И в этом смысле совершенно не удивительно, что исламисты в качестве основного своего врага выбрали именно западную цивилизацию, а не Китай или Индию с Бразилией и даже не Россию с ее ядерным потенциалом. Потому что Китай, Индия, Россия и Бразилия на сегодняшний день не имеют собственных глобальных проектов, вселенской идеологии, которую можно было бы экспортировать во внешний мир. Именно по этой причине западная цивилизация ведет открытые бои за влияние именно с исламским миром, а с остальными конкурентами пока решает вопросы другими средствами.

 

СКРИЖАЛИ

В 1974 году президент Алжира Хуари Бумедьен заявил в выступлении перед Генеральной Ассамблеей ООН: «Однажды миллионы людей покинут южное полушарие, чтобы проникнуть в северное. Уж конечно, не как друзья. Ибо они придут, чтобы завоевывать. И они завоюют вас, населив северное полушарие своими детьми. Чрево наших женщин принесет нам победу».

 

СТОЛКНОВЕНИЕ ЦИВИЛИЗАЦИЙ

У исламского проекта, несомненно, есть свои сильные стороны. В первую очередь, это наличие четкой и внятной идеологии, нравственных ориентиров, системы ценностей, которая противостоит современной квазирелигии потребления, гедонизма и релятивизма, которую проповедует сегодняшний Запад. Собственно, такой системой ценностей обладают в той или иной мере все крупные мировые религии, по крайней мере монотеистические. И уж совершенно точно такой системой обладает христианство. Проблема Запада в том, что он добровольно отказался от веры и пытается убедить отступиться от нее всех остальных. По сути, сегодняшний Запад проповедует новое язычество, которое с неизбежностью вступает в конфликт с любым монотеизмом. Со своим христианским единобожием западные язычники уже разделались. А исламский монотеизм на сегодняшний день наиболее динамичен, прост, доступен и имеет глобальные амбиции.
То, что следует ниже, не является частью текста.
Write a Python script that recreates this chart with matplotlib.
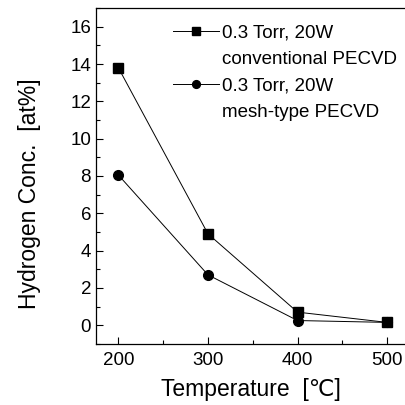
import numpy as np
import matplotlib
matplotlib.use("Agg")
from matplotlib import pyplot as plt
from matplotlib.lines import Line2D
from matplotlib.ticker import MultipleLocator

plt.rcParams['font.family'] = ['Liberation Sans', 'DejaVu Sans']

# data
temps = [200, 300, 400, 500]
h_conv = [13.8, 4.9, 0.7, 0.15]
h_mesh = [8.05, 2.7, 0.25, 0.15]
label_conv = ["0.3 Torr, 20W", "conventional PECVD"]
label_mesh = ["0.3 Torr, 20W", "mesh-type PECVD"]

fig = plt.figure(figsize=(4.05, 4.05), dpi=100)
ax = fig.add_axes([0.237, 0.151, 0.763, 0.829])

l1, = ax.plot(temps, h_conv, color='black', lw=0.7, marker='s', ms=6.5)
l2, = ax.plot(temps, h_mesh, color='black', lw=0.7, marker='o', ms=7)

ax.set_xlim(175, 520)
ax.set_ylim(-1, 17)
ax.xaxis.set_major_locator(MultipleLocator(100))
ax.xaxis.set_minor_locator(MultipleLocator(50))
ax.yaxis.set_major_locator(MultipleLocator(2))
ax.yaxis.set_minor_locator(MultipleLocator(1))
ax.tick_params(which='both', direction='in', labelsize=13.5, width=0.8)
ax.tick_params(which='major', length=5)
ax.tick_params(which='minor', length=3)
for s in ax.spines.values():
    s.set_linewidth(0.9)
ax.spines['right'].set_visible(False)
ax.tick_params(axis='x', pad=6)

ax.set_xlabel("Temperature  [\u2103]", fontsize=16.5, labelpad=6)
ax.set_ylabel("Hydrogen Conc.  [at%]", fontsize=16.5)
ax.yaxis.set_label_coords(-0.177, 0.446)

# second text line of each entry gets an empty handle
blank = Line2D([], [], linestyle='none')
handles = [l1, blank, l2, blank]
labels = label_conv + label_mesh
leg = ax.legend(handles, labels, loc='upper left', bbox_to_anchor=(0.403, 0.964),
                bbox_transform=fig.transFigure, frameon=False, fontsize=13.5,
                handlelength=2.5, handletextpad=0.15, labelspacing=0.5,
                markerscale=0.8, borderpad=0)

fig.savefig("out.png", dpi=100)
Он обладает сводом доходчивых правил повседневной, бытовой жизни, которые, откровенно говоря, заменяют малограмотному в своей массе мусульманскому большинству богословские тонкости, доступные ограниченному кругу духовенства и исламских интеллектуалов. В повседневной жизни ислам дает простые ответы на сложные вопросы. Иногда эти ответы слишком просты, намного проще, чем в других мировых религиях, и это не может не привлекать огромное количество людей.

Второе несомненное преимущество — позитивная демография исламских стран. Мусульман в мире становится все больше, в первую очередь по причине высокой рождаемости, обусловленной как религиозноидеологическими причинами, так и низким уровнем развития большинства мусульманских стран. Бедность всегда подталкивает к многодетности как гарантии выживания рода. Она же придает динамизм и миграционным потокам. Миллионы мусульман бегут из своих стран, не имея там никаких перспектив. Общая религия позволяет им сохранять идентичность в западном мире, вести особый образ жизни, относительно успешно сопротивляться культурной интеграции, консолидироваться в закрытые сообщества, что всегда эффективнее для отстаивания групповых интересов. Они сохраняют связи с родиной, а также остаются действующими участниками глобального исламского проекта. Третье преимущество — рост ресурсной базы. Современное разделение труда и тенденции развития того же общества потребления требуют с каждым годом все больше энергии. Эта энергия есть у стран исламского мира в виде нефти и газа. Деньги, получаемые от продажи углеводородов, вкладываются в прямое или косвенное продвижение глобального исламского проекта. Это хорошо видно на примере бывших советских республиках, где исламизация спонсируется из-за рубежа.

Однако у исламского проекта есть и совершенно очевидные недостатки, которые создают и будут создавать проблемы для его дальнейшего продвижения. При некоторых условиях проблемы могут стать настолько серьезными, что выльются в глобальную конфронтацию исламского проекта со всем остальным миром. Собственно периферийные бои идут уже сейчас. Вопрос лишь в том, перерастут ли они в глобальное столкновение.

Главный недостаток исламского проекта резонирует с его главным достоинством. Да, ислам пытается активно продвигать систему ценностей, альтернативную западной цивилизации. На этом он, несомненно, зарабатывает симпатии миллионов. Но одновременно исламский проект демонстрирует и крайнюю избирательность, высокую степень нетерпимости к любому инакомыслию. Ислам рисует позитивную картину будущего исключительно для тех, кто принял мусульманство. Таким образом, автоматически сужаются и электоральная, так сказать, база, и поле для маневра, и основания для утверждения нравственного преимущества. Исламский проект вовсе не намерен доказывать человечеству свою моральную правоту. Да ему и нет дела до человечества в целом. Если оно не выбрало истинную веру — тем хуже для него.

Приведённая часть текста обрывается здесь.